=== Exercise prompt ===
Your answer should be only a number: how many lines include the word "chart".

=== Source material ===
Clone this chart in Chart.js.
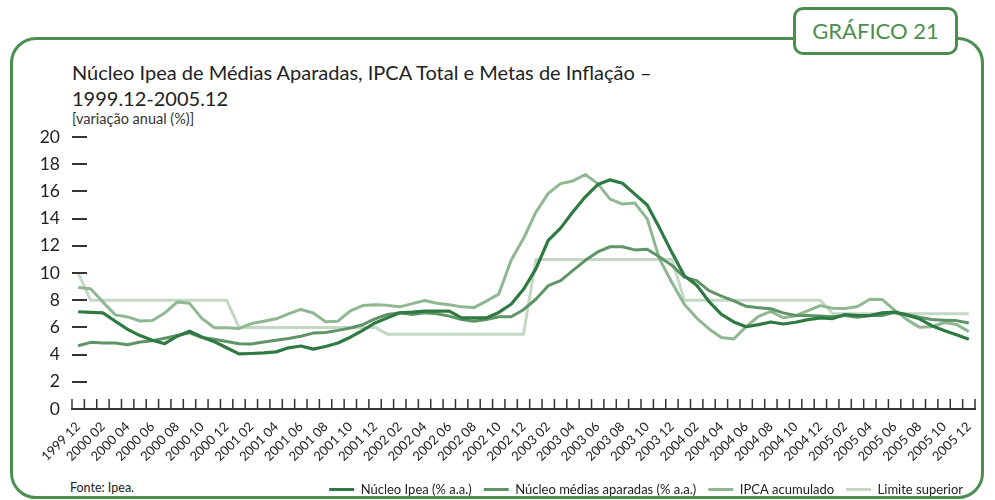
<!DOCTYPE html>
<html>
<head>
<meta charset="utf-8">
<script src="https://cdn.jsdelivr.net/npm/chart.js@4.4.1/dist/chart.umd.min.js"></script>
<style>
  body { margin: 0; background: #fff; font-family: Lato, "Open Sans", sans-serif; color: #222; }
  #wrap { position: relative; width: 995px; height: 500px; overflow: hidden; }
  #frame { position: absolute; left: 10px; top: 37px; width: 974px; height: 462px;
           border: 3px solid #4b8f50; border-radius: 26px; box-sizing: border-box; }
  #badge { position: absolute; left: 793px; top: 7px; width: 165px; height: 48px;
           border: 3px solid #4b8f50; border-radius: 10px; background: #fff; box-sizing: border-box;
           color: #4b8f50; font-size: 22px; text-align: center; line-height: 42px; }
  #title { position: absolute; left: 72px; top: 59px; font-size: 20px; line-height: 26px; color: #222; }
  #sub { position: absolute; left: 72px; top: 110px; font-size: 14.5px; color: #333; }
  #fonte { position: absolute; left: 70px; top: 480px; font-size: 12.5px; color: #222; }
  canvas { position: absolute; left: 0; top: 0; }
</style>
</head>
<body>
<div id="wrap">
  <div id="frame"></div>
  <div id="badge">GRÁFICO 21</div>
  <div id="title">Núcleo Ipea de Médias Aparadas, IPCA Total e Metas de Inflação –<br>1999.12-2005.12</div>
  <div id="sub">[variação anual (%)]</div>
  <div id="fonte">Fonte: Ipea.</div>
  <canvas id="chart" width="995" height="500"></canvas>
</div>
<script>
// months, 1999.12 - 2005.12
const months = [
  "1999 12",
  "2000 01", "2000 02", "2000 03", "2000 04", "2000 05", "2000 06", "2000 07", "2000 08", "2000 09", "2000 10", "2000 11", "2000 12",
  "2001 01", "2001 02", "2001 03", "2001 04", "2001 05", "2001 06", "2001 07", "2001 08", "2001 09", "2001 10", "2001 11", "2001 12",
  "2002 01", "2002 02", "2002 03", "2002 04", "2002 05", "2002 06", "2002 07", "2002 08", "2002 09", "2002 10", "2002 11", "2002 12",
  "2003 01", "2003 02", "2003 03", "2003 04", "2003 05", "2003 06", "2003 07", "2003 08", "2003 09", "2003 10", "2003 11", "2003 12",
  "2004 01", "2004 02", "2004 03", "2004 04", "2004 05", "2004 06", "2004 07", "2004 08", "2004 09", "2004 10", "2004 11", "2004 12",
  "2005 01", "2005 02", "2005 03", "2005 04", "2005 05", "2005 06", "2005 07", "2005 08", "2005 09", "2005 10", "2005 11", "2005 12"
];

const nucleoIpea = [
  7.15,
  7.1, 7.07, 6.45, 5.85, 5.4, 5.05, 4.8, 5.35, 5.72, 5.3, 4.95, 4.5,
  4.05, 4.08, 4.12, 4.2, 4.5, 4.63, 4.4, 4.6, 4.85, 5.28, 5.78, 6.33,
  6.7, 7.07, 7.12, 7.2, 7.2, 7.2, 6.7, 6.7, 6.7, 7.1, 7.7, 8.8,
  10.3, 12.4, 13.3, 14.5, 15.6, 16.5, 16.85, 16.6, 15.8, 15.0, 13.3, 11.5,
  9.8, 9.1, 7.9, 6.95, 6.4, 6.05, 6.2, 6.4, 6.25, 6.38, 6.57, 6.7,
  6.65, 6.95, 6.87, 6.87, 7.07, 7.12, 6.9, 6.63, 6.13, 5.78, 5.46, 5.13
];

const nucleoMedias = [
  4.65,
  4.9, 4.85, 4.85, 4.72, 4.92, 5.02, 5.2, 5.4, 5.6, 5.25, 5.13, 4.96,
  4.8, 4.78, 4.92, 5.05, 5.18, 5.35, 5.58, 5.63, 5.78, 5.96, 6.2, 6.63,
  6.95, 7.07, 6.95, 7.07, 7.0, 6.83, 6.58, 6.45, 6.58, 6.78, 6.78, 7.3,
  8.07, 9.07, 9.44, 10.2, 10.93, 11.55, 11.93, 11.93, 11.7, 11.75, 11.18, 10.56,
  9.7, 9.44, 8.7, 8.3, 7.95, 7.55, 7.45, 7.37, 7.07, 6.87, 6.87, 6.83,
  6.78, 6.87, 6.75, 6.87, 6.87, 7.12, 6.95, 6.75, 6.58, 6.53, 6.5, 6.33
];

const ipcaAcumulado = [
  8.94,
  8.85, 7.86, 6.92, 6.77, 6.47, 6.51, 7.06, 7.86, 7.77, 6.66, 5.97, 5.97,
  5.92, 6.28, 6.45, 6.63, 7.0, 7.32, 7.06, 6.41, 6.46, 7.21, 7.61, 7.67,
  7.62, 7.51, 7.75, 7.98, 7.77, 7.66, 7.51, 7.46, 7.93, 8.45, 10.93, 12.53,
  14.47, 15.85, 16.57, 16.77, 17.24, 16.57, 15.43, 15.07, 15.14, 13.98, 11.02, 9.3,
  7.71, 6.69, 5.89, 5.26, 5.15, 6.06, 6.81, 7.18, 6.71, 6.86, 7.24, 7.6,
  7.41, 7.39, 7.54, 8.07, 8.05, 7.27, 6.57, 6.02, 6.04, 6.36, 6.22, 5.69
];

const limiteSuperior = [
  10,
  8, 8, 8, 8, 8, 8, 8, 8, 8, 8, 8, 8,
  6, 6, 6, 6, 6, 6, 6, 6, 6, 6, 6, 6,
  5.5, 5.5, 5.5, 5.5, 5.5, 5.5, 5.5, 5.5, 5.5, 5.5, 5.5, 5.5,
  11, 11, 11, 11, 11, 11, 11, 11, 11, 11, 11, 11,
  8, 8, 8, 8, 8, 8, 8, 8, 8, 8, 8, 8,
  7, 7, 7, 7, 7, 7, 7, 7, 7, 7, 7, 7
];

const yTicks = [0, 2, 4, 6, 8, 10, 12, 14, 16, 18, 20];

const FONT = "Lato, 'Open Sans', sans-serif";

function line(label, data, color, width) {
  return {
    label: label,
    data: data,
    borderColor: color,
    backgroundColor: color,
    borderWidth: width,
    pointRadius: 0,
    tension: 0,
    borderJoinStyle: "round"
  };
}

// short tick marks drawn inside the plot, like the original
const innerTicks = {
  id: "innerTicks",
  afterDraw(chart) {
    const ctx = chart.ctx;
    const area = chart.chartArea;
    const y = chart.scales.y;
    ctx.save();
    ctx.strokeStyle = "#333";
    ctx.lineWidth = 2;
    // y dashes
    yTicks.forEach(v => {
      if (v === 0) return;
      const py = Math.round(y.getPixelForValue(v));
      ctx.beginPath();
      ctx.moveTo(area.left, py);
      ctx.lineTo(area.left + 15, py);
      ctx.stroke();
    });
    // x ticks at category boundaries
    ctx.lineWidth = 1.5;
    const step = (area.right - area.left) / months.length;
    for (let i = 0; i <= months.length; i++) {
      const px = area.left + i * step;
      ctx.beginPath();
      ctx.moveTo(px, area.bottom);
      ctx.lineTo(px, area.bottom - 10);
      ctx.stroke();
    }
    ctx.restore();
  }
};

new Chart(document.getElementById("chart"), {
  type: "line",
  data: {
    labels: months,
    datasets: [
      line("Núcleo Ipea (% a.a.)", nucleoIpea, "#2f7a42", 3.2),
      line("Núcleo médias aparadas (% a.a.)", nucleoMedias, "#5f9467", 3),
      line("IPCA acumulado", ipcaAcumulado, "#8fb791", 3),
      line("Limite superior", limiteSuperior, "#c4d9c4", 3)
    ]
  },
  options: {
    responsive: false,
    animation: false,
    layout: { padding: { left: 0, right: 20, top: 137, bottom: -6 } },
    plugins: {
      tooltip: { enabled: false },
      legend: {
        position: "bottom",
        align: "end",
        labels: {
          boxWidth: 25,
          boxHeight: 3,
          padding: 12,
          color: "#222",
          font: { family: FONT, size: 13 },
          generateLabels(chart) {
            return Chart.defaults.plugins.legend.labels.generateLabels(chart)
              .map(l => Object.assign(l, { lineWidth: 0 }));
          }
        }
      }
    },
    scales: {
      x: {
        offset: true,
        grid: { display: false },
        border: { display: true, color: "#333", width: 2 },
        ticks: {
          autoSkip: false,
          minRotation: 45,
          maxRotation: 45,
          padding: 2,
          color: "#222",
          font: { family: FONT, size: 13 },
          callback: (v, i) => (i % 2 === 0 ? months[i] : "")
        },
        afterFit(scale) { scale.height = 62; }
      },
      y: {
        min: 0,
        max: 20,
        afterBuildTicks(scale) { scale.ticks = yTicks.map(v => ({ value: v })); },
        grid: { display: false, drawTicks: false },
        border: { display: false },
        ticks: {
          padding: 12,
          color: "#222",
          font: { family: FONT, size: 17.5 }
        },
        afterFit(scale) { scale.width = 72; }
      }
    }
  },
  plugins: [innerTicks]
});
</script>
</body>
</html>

=== Solution to this task ===
10